父亲一生从事话剧事业,我也受到家庭影响和熏陶。记得小的时候,幼儿园或小学放学后,常常蹲在父亲所在的剧院排练厅或剧场后台,看叔叔阿姨的表演,尽管内容有些朦胧,但对演员的表演却看得一丝不苟,目不转睛。父亲在一旁看到我的样子,总以为我将来一定是一个做演员的料,殊不知我较为内向的性格使我根本不可能具备做演员的天分。但话剧从此与我结下了不解之缘。这么多年来,每当有话剧新作,我必先睹为快。时至今日,虽不能说对话剧创作和表演艺术有精辟的见解,但我多少还是可以看出些门道的。我时常想,我应该为天津的话剧事业做一点事情,同时也应该怀着对父辈事业的深厚感情尽点责任。于是,我用多年来搜集的大量话剧资料,整理编写出版了一本专著《话剧剧目初探》。剧目是戏剧发展成果的重要标志之一,它可以帮助我们理顺历史轨迹,把每个时期的剧目和时代背景联系起来,会从中研究出很多经验和规律性的东西。

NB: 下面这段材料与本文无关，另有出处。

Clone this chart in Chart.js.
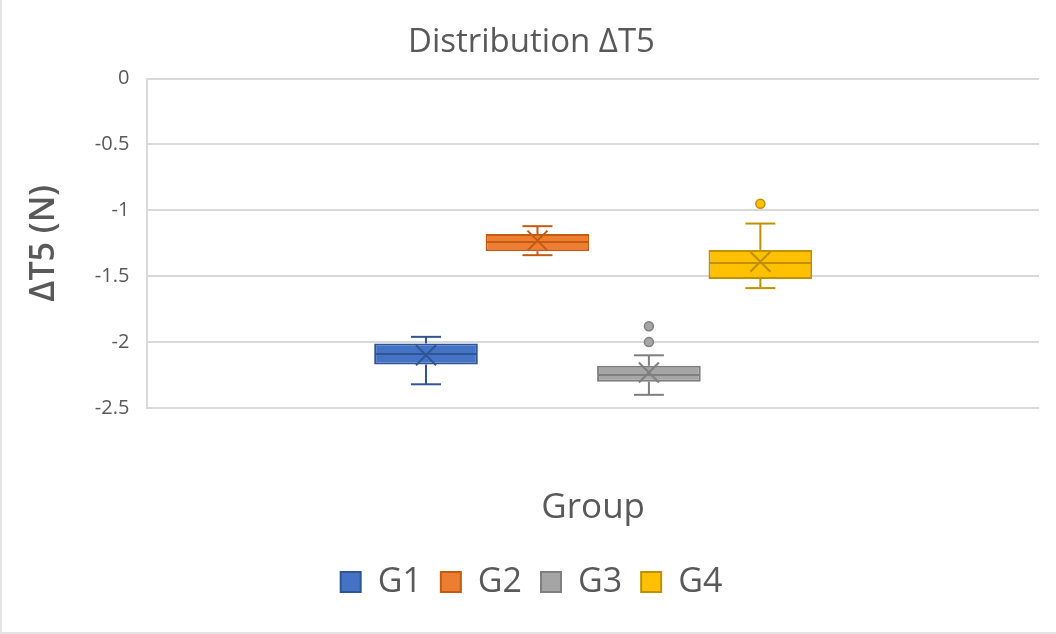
<!DOCTYPE html>
<html>
<head>
<meta charset="utf-8">
<script src="https://cdn.jsdelivr.net/npm/chart.js@4.4.1/dist/chart.umd.min.js"></script>
<style>
    body { margin: 0; background: #fff; }
    #contenedor { width: 1056px; height: 634px; }
</style>
</head>
<body>
<div id="contenedor"><canvas id="grafica" width="1056" height="634"></canvas></div>
<script>
// Datos (cuartiles de cada grupo)
const grupos = ['G1', 'G2', 'G3', 'G4'];
const valoresMin = [-2.32, -1.34, -2.40, -1.59];
const valoresQ1 = [-2.17, -1.31, -2.30, -1.52];
const valoresMediana = [-2.09, -1.24, -2.25, -1.40];
const valoresQ3 = [-2.01, -1.18, -2.18, -1.30];
const valoresMax = [-1.96, -1.12, -2.10, -1.10];
const valoresMedia = [-2.10, -1.23, -2.23, -1.39];
const valoresAtipicos = [[], [], [-1.88, -2.00], [-0.95]];
const ticksY = [0, -0.5, -1, -1.5, -2, -2.5];

const colores = ['#4472C4', '#ED7D31', '#A5A5A5', '#FFC000'];
const bordes = ['#2F5597', '#C55A11', '#7F7F7F', '#BF9000'];
const gris = '#595959';
const fuente = "'Open Sans', sans-serif";

// Fondo y marco del grafico
const marco = {
    id: 'marco',
    beforeDraw: function (chart) {
        let ctx = chart.ctx;
        ctx.save();
        ctx.fillStyle = '#ffffff';
        ctx.fillRect(0, 0, chart.width, chart.height);
        ctx.strokeStyle = '#e3e3e3';
        ctx.lineWidth = 2;
        ctx.beginPath();
        ctx.moveTo(1, 0);
        ctx.lineTo(1, chart.height - 1);
        ctx.lineTo(chart.width, chart.height - 1);
        ctx.stroke();
        ctx.restore();
    }
};

// Bigotes, mediana, media y valores atipicos sobre cada caja
const detallesCaja = {
    id: 'detallesCaja',
    afterDatasetsDraw: function (chart) {
        let ctx = chart.ctx;
        let escalaY = chart.scales.y;

        function linea(x1, y1, x2, y2) {
            ctx.beginPath();
            ctx.moveTo(x1, y1);
            ctx.lineTo(x2, y2);
            ctx.stroke();
        }

        chart.data.datasets.forEach(function (dataset, i) {
            let barra = chart.getDatasetMeta(i).data[0];
            let x = barra.x;
            let medio = barra.width / 2;
            let pMin = escalaY.getPixelForValue(valoresMin[i]);
            let pQ1 = escalaY.getPixelForValue(valoresQ1[i]);
            let pMed = escalaY.getPixelForValue(valoresMediana[i]);
            let pQ3 = escalaY.getPixelForValue(valoresQ3[i]);
            let pMax = escalaY.getPixelForValue(valoresMax[i]);
            let pMedia = escalaY.getPixelForValue(valoresMedia[i]);

            ctx.save();
            ctx.strokeStyle = bordes[i];
            ctx.lineWidth = 2;

            linea(x, pQ3, x, pMax);
            linea(x, pQ1, x, pMin);
            linea(x - 15, pMax, x + 15, pMax);
            linea(x - 15, pMin, x + 15, pMin);
            linea(x - medio + 1, pMed, x + medio - 1, pMed);

            // Marca de la media
            linea(x - 10, pMedia - 10, x + 10, pMedia + 10);
            linea(x - 10, pMedia + 10, x + 10, pMedia - 10);

            valoresAtipicos[i].forEach(function (valor) {
                ctx.beginPath();
                ctx.arc(x, escalaY.getPixelForValue(valor), 4.5, 0, Math.PI * 2);
                ctx.fillStyle = colores[i];
                ctx.fill();
                ctx.lineWidth = 1.5;
                ctx.stroke();
            });
            ctx.restore();
        });
    }
};

new Chart(document.getElementById('grafica').getContext('2d'), {
    type: 'bar',
    data: {
        labels: [''],
        datasets: grupos.map(function (grupo, i) {
            return {
                label: grupo,
                data: [[valoresQ1[i], valoresQ3[i]]],
                backgroundColor: colores[i],
                borderColor: bordes[i],
                borderWidth: 2,
                borderSkipped: false,
                categoryPercentage: 0.5,
                barPercentage: 0.93
            };
        })
    },
    options: {
        responsive: false,
        animation: false,
        layout: {
            padding: { left: 24, right: 17, top: 0, bottom: 25 }
        },
        plugins: {
            title: {
                display: true,
                text: 'Distribution ΔT5',
                color: gris,
                font: { family: fuente, size: 33, weight: 'normal' },
                padding: { top: 23, bottom: 16 }
            },
            legend: {
                position: 'bottom',
                labels: {
                    boxWidth: 20,
                    boxHeight: 20,
                    color: gris,
                    padding: 19,
                    font: { family: fuente, size: 34 }
                }
            },
            tooltip: { enabled: false }
        },
        scales: {
            x: {
                grid: { display: false },
                border: { display: false },
                ticks: { display: false },
                title: {
                    display: true,
                    text: 'Group',
                    color: gris,
                    font: { family: fuente, size: 35 },
                    padding: { top: 71, bottom: 17 }
                }
            },
            y: {
                min: -2.5,
                max: 0,
                afterBuildTicks: function (escala) {
                    escala.ticks = ticksY.map(function (v) { return { value: v }; });
                },
                grid: { color: '#d9d9d9', lineWidth: 2, drawTicks: false },
                border: { color: '#d9d9d9', width: 2 },
                ticks: {
                    color: gris,
                    padding: 18,
                    font: { family: fuente, size: 20 },
                    callback: function (valor) { return String(valor); }
                },
                title: {
                    display: true,
                    text: 'ΔT5 (N)',
                    color: gris,
                    font: { family: fuente, size: 34, weight: '600' },
                    padding: { top: 0, bottom: 12 }
                }
            }
        }
    },
    plugins: [marco, detallesCaja]
});
</script>
</body>
</html>
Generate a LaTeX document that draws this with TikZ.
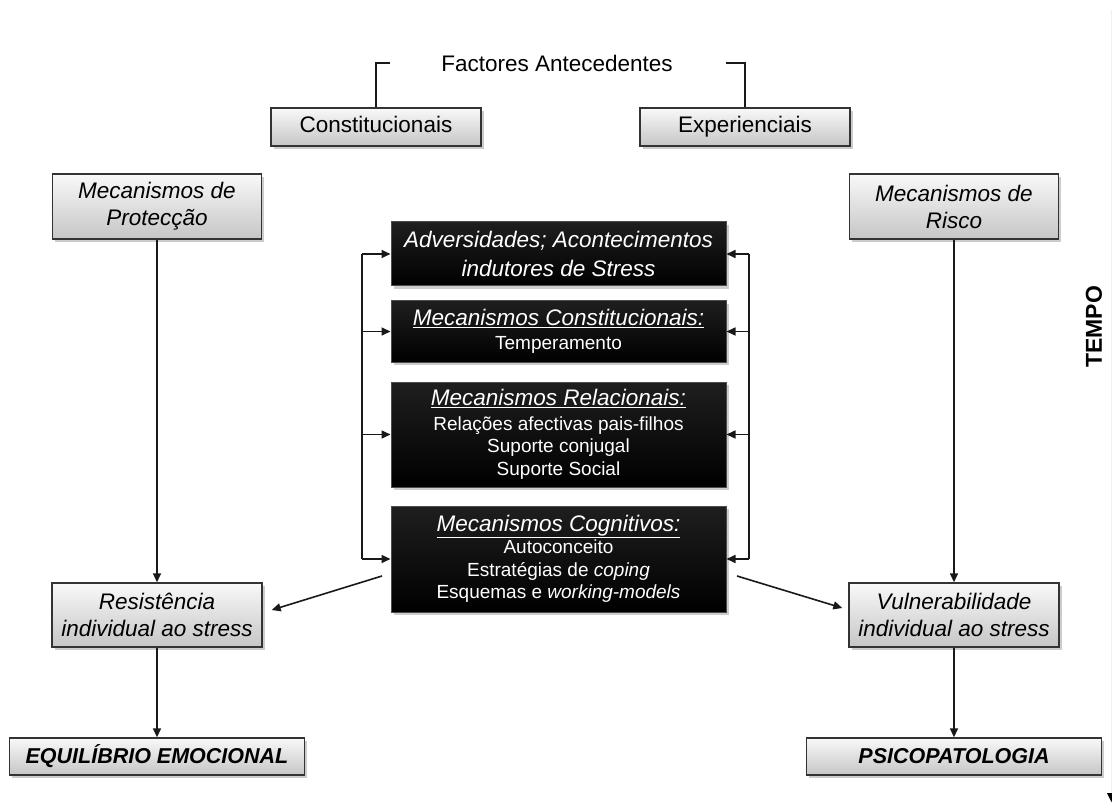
\documentclass[tikz,border=0pt]{standalone}
\usepackage{fontspec}
\setmainfont{Liberation Sans}
\usetikzlibrary{shadows,arrows.meta,calc}

\tikzset{
  greybox/.style={draw=black!80, line width=1.4pt, top color=gray!5, bottom color=gray!45,
    drop shadow={shadow xshift=2.5pt, shadow yshift=-3pt, opacity=0.4},
    align=center, inner sep=2pt, font=\fontsize{22.5}{27}\selectfont},
  darkbox/.style={draw=black!70, line width=1pt, top color=black!88, bottom color=black,
    drop shadow={shadow xshift=2.5pt, shadow yshift=-3pt, opacity=0.4},
    text=white, align=center, inner sep=2pt, minimum width=335pt,
    font=\fontsize{19}{22.5}\selectfont},
  link/.style={draw=black!90, line width=1.6pt},
  arr/.style={link, -{Triangle[length=9pt,width=8pt]}},
}

\begin{document}
\begin{tikzpicture}[x=1pt,y=-1pt]
\useasboundingbox (0,0) rectangle (1112,805);

% antecedent factors
\node (fa) at (557,63) {\fontsize{22.5}{27}\selectfont Factores Antecedentes};
\node[greybox, minimum width=210pt, minimum height=38pt, text height=16pt, text depth=4pt] (c1) at (376,127) {Constitucionais};
\node[greybox, minimum width=210pt, minimum height=38pt, text height=16pt, text depth=4pt] (c2) at (745,127) {Experienciais};
\coordinate (fl) at (390,63);
\coordinate (fr) at (726,63);
\draw[link] (fl) -| (c1.north);
\draw[link] (fr) -| (c2.north);

% protection and risk mechanisms
\node[greybox, minimum width=209pt, minimum height=65pt] (prot) at (157,206.5) {\itshape Mecanismos de\\\itshape Protecção};
\node[greybox, minimum width=209pt, minimum height=65pt] (risk) at (954,206.5) {\itshape Mecanismos de\\\itshape Risco};

% central mechanisms
\node[darkbox, minimum height=64pt, font=\fontsize{22.5}{28.5}\selectfont\itshape] (b1) at (558.5,254)
  {Adversidades; Acontecimentos\\indutores de Stress};
\node[darkbox, minimum height=61pt] (b2) at (558.5,331.5)
  {{\fontsize{22.5}{25}\selectfont\underline{\itshape Mecanismos Constitucionais:}}\\[1pt]Temperamento};
\node[darkbox, minimum height=105pt] (b3) at (558.5,434.5)
  {{\fontsize{22.5}{25}\selectfont\underline{\itshape Mecanismos Relacionais:}}\\[2pt]Relações afectivas pais-filhos\\Suporte conjugal\\Suporte Social};
\node[darkbox, minimum height=106pt] (b4) at (558.5,559)
  {{\fontsize{22.5}{24}\selectfont\underline{\itshape Mecanismos Cognitivos:}}\\Autoconceito\\Estratégias de \textit{coping}\\Esquemas e \textit{working-models}};

% feedback buses on both sides
\coordinate (lbus) at (362,0);
\coordinate (rbus) at (749,0);
\draw[link] (b1.west -| lbus) -- (b4.west -| lbus);
\draw[link] (b1.east -| rbus) -- (b4.east -| rbus);
\foreach \b in {b1,b2,b3,b4}{
  \draw[arr] (\b.west -| lbus) -- (\b.west);
  \draw[arr] (\b.east -| rbus) -- (\b.east);
}

% individual resistance / vulnerability
\node[greybox, minimum width=210pt, minimum height=64pt] (res) at (157,615) {\itshape Resistência\\\itshape individual ao stress};
\node[greybox, minimum width=210pt, minimum height=64pt] (vul) at (954,615) {\itshape Vulnerabilidade\\\itshape individual ao stress};

% outcomes
\node[greybox, minimum width=295pt, minimum height=37pt, font=\fontsize{21.5}{26}\selectfont] (eq) at (157,756.5) {\bfseries\itshape EQUILÍBRIO EMOCIONAL};
\node[greybox, minimum width=295pt, minimum height=37pt, font=\fontsize{21.5}{26}\selectfont] (psi) at (954,756.5) {\bfseries\itshape PSICOPATOLOGIA};

% vertical flows
\draw[arr] (prot.south) -- (res.north);
\draw[arr] (res.south) -- (eq.north);
\draw[arr] (risk.south) -- (vul.north);
\draw[arr] (vul.south) -- (psi.north);

% diagonal flows from the cognitive mechanisms
\coordinate (dl) at (382,576);
\coordinate (dr) at (737,576);
\draw[arr] (dl) -- ([xshift=9pt,yshift=5pt]res.east);
\draw[arr] (dr) -- ([xshift=-6pt,yshift=7pt]vul.west);

% time axis
\node[rotate=90, font=\fontsize{23}{27}\selectfont\bfseries] (tempo) at (1094,327) {TEMPO};
\coordinate (ttop) at (1111.5,10);
\coordinate (tbot) at (1111.5,802);
\draw[gray!12, line width=1pt, -{Triangle[length=9pt,width=9pt,black]}] (ttop) -- (tbot);
\end{tikzpicture}
\end{document}
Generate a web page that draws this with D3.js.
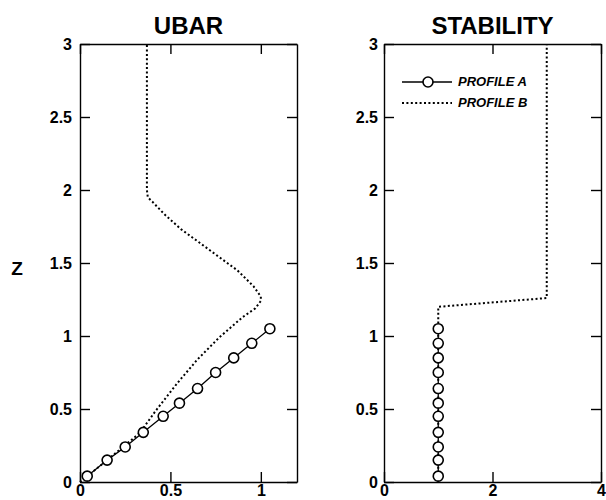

父亲把一生的心血全都倾注于党交给他的任务,从十二岁起做儿童工作、编儿童刊物,把工作做得很出色。联大毕业,党需要开辟平西革命根据地,他就带头报名到斗争最残酷的抗日前沿。当他调回群众剧社时本应选择他喜欢的音乐,可工作需要他便当上了演员,而且在表演艺术上崭露头角。为了天津的话剧事业,又放弃许多个人发展的机会。父亲把名利看得很淡,从不计较个人得失,时常教育我们要以事业为重,做人要正派,工作要勤勤恳恳,任劳任怨,在待遇上切忌与人攀比。
直到病重辞世,父亲从未离开过工作岗位。我永远也忘不了他常说的那句话:“如果有一个健康的身体,我还能做多少事啊!”